TASK DESCRIPTION:
Every line that contains the word "with" should be copied out.

RECORDED DATA:
++++++++++++++++++++
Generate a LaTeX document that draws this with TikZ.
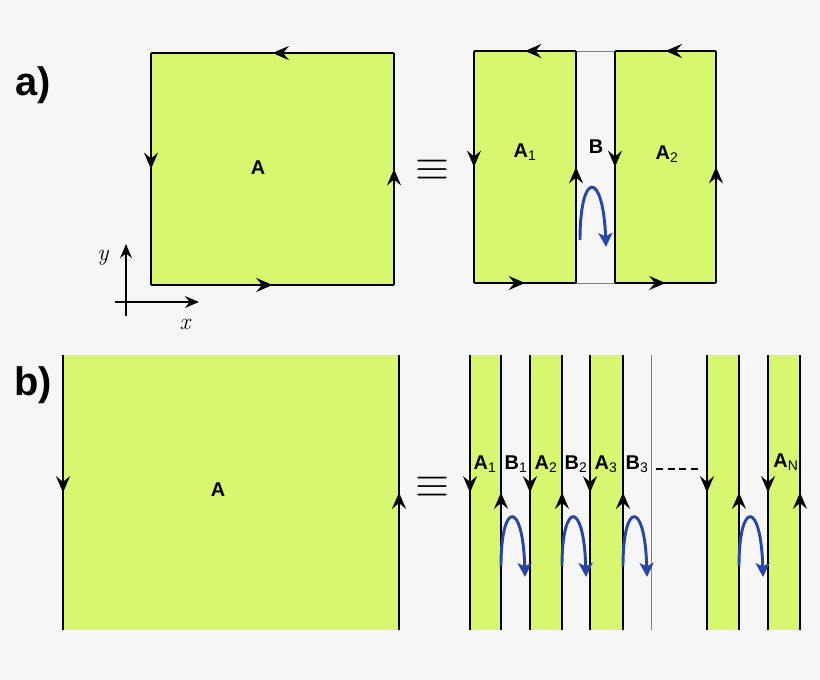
\documentclass[tikz,border=0pt]{standalone}
\usepackage{fontspec}
\setsansfont{Liberation Sans}
\usetikzlibrary{arrows.meta,decorations.markings}
\definecolor{lime}{RGB}{216,247,112}
\definecolor{loopblue}{RGB}{40,70,170}
\definecolor{bg}{RGB}{246,246,246}
\tikzset{
  tip/.style={-{Stealth[length=12pt,width=10pt,inset=4pt]}},
  mid arrow/.style={postaction={decorate},decoration={markings,
      mark=at position 0.5 with {\arrow{Stealth[length=14pt,width=12pt,inset=5pt]}}}},
  region/.style={fill=lime},
  edge/.style={black,line width=1.2pt},
  gap/.style={gray,line width=0.8pt},
  lbl/.style={font=\sffamily\bfseries\fontsize{17}{19}\selectfont},
  tag/.style={font=\sffamily\bfseries\fontsize{34}{36}\selectfont},
  eqv/.style={font=\fontsize{40}{40}\selectfont,scale=1.5},
  loop/.style={loopblue,line width=2.5pt,-{Stealth[length=12pt,width=12pt,inset=3pt]}}
}
\begin{document}
\begin{tikzpicture}[x=0.03cm,y=-0.03cm]
\fill[bg] (0,0) rectangle (820,680);
\useasboundingbox (0,0) rectangle (820,680);

% a) single region
\node[tag] (taga) at (33,85) {a)};
\fill[region] (151,53) rectangle (394,285);
\draw[edge,mid arrow] (394,53) -- (151,53);
\draw[edge,mid arrow] (151,53) -- (151,285);
\draw[edge,mid arrow] (151,285) -- (394,285);
\draw[edge,mid arrow] (394,285) -- (394,53);
\node[lbl] (Aa) at (258,168) {A};
\node[eqv] (eqa) at (432,170) {$\equiv$};

% axes
\draw[line width=1.2pt,tip] (126,316) -- (126,244);
\draw[line width=1.2pt,tip] (115,302) -- (199,302);
\node[font=\itshape\fontsize{20}{20}\selectfont] (ylab) at (103,258) {y};
\node[font=\itshape\fontsize{20}{20}\selectfont] (xlab) at (185,324) {x};

% a) split region
\fill[region] (474,51) rectangle (576,283);
\fill[region] (615,51) rectangle (716,283);
\draw[gap] (576,51) -- (615,51);
\draw[gap] (576,283) -- (615,283);
\draw[edge,mid arrow] (576,51) -- (474,51);
\draw[edge,mid arrow] (474,51) -- (474,283);
\draw[edge,mid arrow] (474,283) -- (576,283);
\draw[edge,mid arrow] (576,283) -- (576,51);
\draw[edge,mid arrow] (716,51) -- (615,51);
\draw[edge,mid arrow] (615,51) -- (615,283);
\draw[edge,mid arrow] (615,283) -- (716,283);
\draw[edge,mid arrow] (716,283) -- (716,51);
\node[lbl] (A1a) at (525,152) {A$_{\mathsf{1}}$};
\node[lbl] (Ba) at (596,147) {B};
\node[lbl] (A2a) at (667,154) {A$_{\mathsf{2}}$};
\draw[loop] (580,240) .. controls (580,170) and (603,170) .. (606,247);

% b) single region
\node[tag] (tagb) at (33,385) {b)};
\fill[region] (63,355) rectangle (399,630);
\draw[edge,mid arrow] (63,355) -- (63,630);
\draw[edge,mid arrow] (399,630) -- (399,355);
\node[lbl] (Ab) at (218,490) {A};
\node[eqv] (eqb) at (432,487) {$\equiv$};

% b) strips
\foreach \l/\r in {470/501,530/562,590/623,707/739,768/800}{
  \fill[region] (\l,355) rectangle (\r,630);
  \draw[edge,mid arrow] (\l,355) -- (\l,630);
  \draw[edge,mid arrow] (\r,630) -- (\r,355);
}
\draw[gap] (651,355) -- (651,630);
\foreach \s in {501,562,623,739}
  \draw[loop] (\s,566) .. controls (\s,500) and (\s+22,500) .. (\s+24,577);
\node[lbl] (A1b) at (485,464) {A$_{\mathsf{1}}$};
\node[lbl] (B1b) at (516,464) {B$_{\mathsf{1}}$};
\node[lbl] (A2b) at (546,464) {A$_{\mathsf{2}}$};
\node[lbl] (B2b) at (576,464) {B$_{\mathsf{2}}$};
\node[lbl] (A3b) at (606,464) {A$_{\mathsf{3}}$};
\node[lbl] (B3b) at (637,464) {B$_{\mathsf{3}}$};
\node[lbl] (ANb) at (786,462) {A$_{\mathsf{N}}$};
\draw[line width=2.5pt,dash pattern=on 6pt off 4pt] (656,469) -- (700,469);
\end{tikzpicture}
\end{document}
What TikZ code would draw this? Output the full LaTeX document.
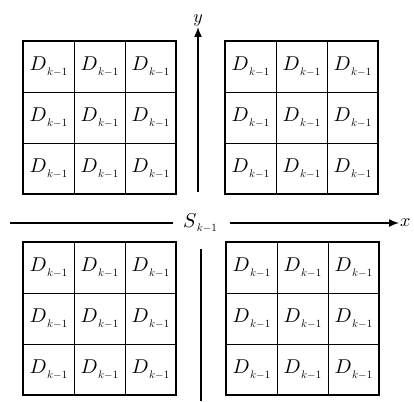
\documentclass[tikz,border=0pt]{standalone}
\usetikzlibrary{arrows.meta}
\newcommand\Sub{\raisebox{-4.5pt}{\scalebox{1.1}{$k{-}1$}}}
\newcommand\Dlab{\scalebox{2.0}{$D$}\kern0.3pt\Sub}
\tikzset{
  cell/.style={draw, line width=0.9pt, minimum size=51pt, inner sep=0pt, outer sep=0pt},
  border/.style={line width=2.4pt},
  axis/.style={line width=1.5pt},
  axlab/.style={inner sep=1pt}
}
\begin{document}
\begin{tikzpicture}[x=1pt,y=-1pt]
\useasboundingbox (0,0) rectangle (414,401);
\fill[white] (0,0) rectangle (414,401);
\foreach \nm/\ox/\oy in {TL/23/41, TR/225/41, BL/23/242, BR/226/242}{
  \foreach \r in {1,2,3}{
    \foreach \c in {1,2,3}{
      \node[cell] (\nm-\r-\c) at ({\ox+25.5+51*(\c-1)},{\oy+25.5+51*(\r-1)}) {\Dlab};
    }
  }
  \draw[border] (\nm-1-1.north west) rectangle (\nm-3-3.south east);
}
% y axis
\coordinate (y0) at (198,192);
\coordinate (y1) at (198,27);
\draw[axis,-{Latex[length=10pt,width=8pt]}] (y0) -- (y1);
\node[axlab, above] (ylab) at (y1) {\scalebox{1.8}{$y$}};
% lower vertical line
\coordinate (v0) at (201,249);
\coordinate (v1) at (201,401);
\draw[line width=1.2pt] (v0) -- (v1);
% x axis
\node (S) at (200,223) {\scalebox{2.0}{$S$}\kern0.3pt\Sub};
\coordinate (xa) at (10,223);
\coordinate (xb) at (173,223);
\coordinate (xc) at (230,223);
\coordinate (xd) at (399,223);
\draw[axis] (xa) -- (xb);
\draw[axis,-{Latex[length=10pt,width=8pt]}] (xc) -- (xd);
\node[axlab, right] (xlab) at (xd) {\scalebox{1.8}{$x$}};
\end{tikzpicture}
\end{document}
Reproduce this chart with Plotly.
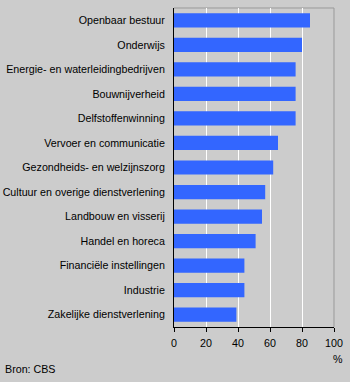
import plotly.graph_objects as go

categories = [
    "Openbaar bestuur",
    "Onderwijs",
    "Energie- en waterleidingbedrijven",
    "Bouwnijverheid",
    "Delfstoffenwinning",
    "Vervoer en communicatie",
    "Gezondheids- en welzijnszorg",
    "Cultuur en overige dienstverlening",
    "Landbouw en visserij",
    "Handel en horeca",
    "Financiële instellingen",
    "Industrie",
    "Zakelijke dienstverlening",
]
values = [85, 80, 76, 76, 76, 65, 62, 57, 55, 51, 44, 44, 39]
x_ticks = [0, 20, 40, 60, 80, 100]

fig = go.Figure(go.Bar(
    x=values, y=categories, orientation="h",
    marker=dict(color="#3366ff", line=dict(width=0)),
    hoverinfo="skip",
))

fig.update_layout(
    width=350, height=382,
    margin=dict(l=174, r=16, t=8, b=55),
    paper_bgcolor="#cccccc", plot_bgcolor="#cccccc",
    font=dict(family="Liberation Sans, Arial, sans-serif", size=10.7, color="black"),
    bargap=0.42,
    showlegend=False,
    xaxis=dict(
        range=[0, 100], tickvals=x_ticks, ticktext=[str(v) for v in x_ticks],
        showgrid=True, gridcolor="white", gridwidth=1,
        showline=True, linecolor="black", linewidth=1,
        ticks="outside", ticklen=4, tickcolor="black", ticklabelstandoff=2,
        zeroline=False, fixedrange=True, automargin=False,
    ),
    yaxis=dict(
        categoryorder="array", categoryarray=categories[::-1],
        range=[-0.5, len(categories) - 0.5],
        showline=True, linecolor="black", linewidth=1,
        showgrid=False, ticks="", ticklabelstandoff=6,
        zeroline=False, fixedrange=True, automargin=False,
    ),
    shapes=[
        dict(type="line", xref="paper", yref="paper", x0=0, x1=1, y0=1, y1=1,
             line=dict(color="#999999", width=1), layer="below"),
        dict(type="line", xref="paper", yref="paper", x0=1, x1=1, y0=0, y1=1,
             line=dict(color="#999999", width=1), layer="below"),
    ],
    annotations=[
        dict(text="%", xref="paper", yref="paper", x=1, y=0, xanchor="center",
             yanchor="middle", showarrow=False, xshift=4, yshift=-32),
        dict(text="Bron: CBS", xref="paper", yref="paper", x=-174/160, y=0,
             xanchor="left", yanchor="middle", showarrow=False, xshift=3, yshift=-42),
    ],
)

fig.write_html("out.html")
++++++++++++++++++++
COMPLETE OUTPUT:
Generate a LaTeX document that draws this with TikZ.
      mark=at position 0.5 with {\arrow{Stealth[length=14pt,width=12pt,inset=5pt]}}}},
Reproduce this chart with Plotly.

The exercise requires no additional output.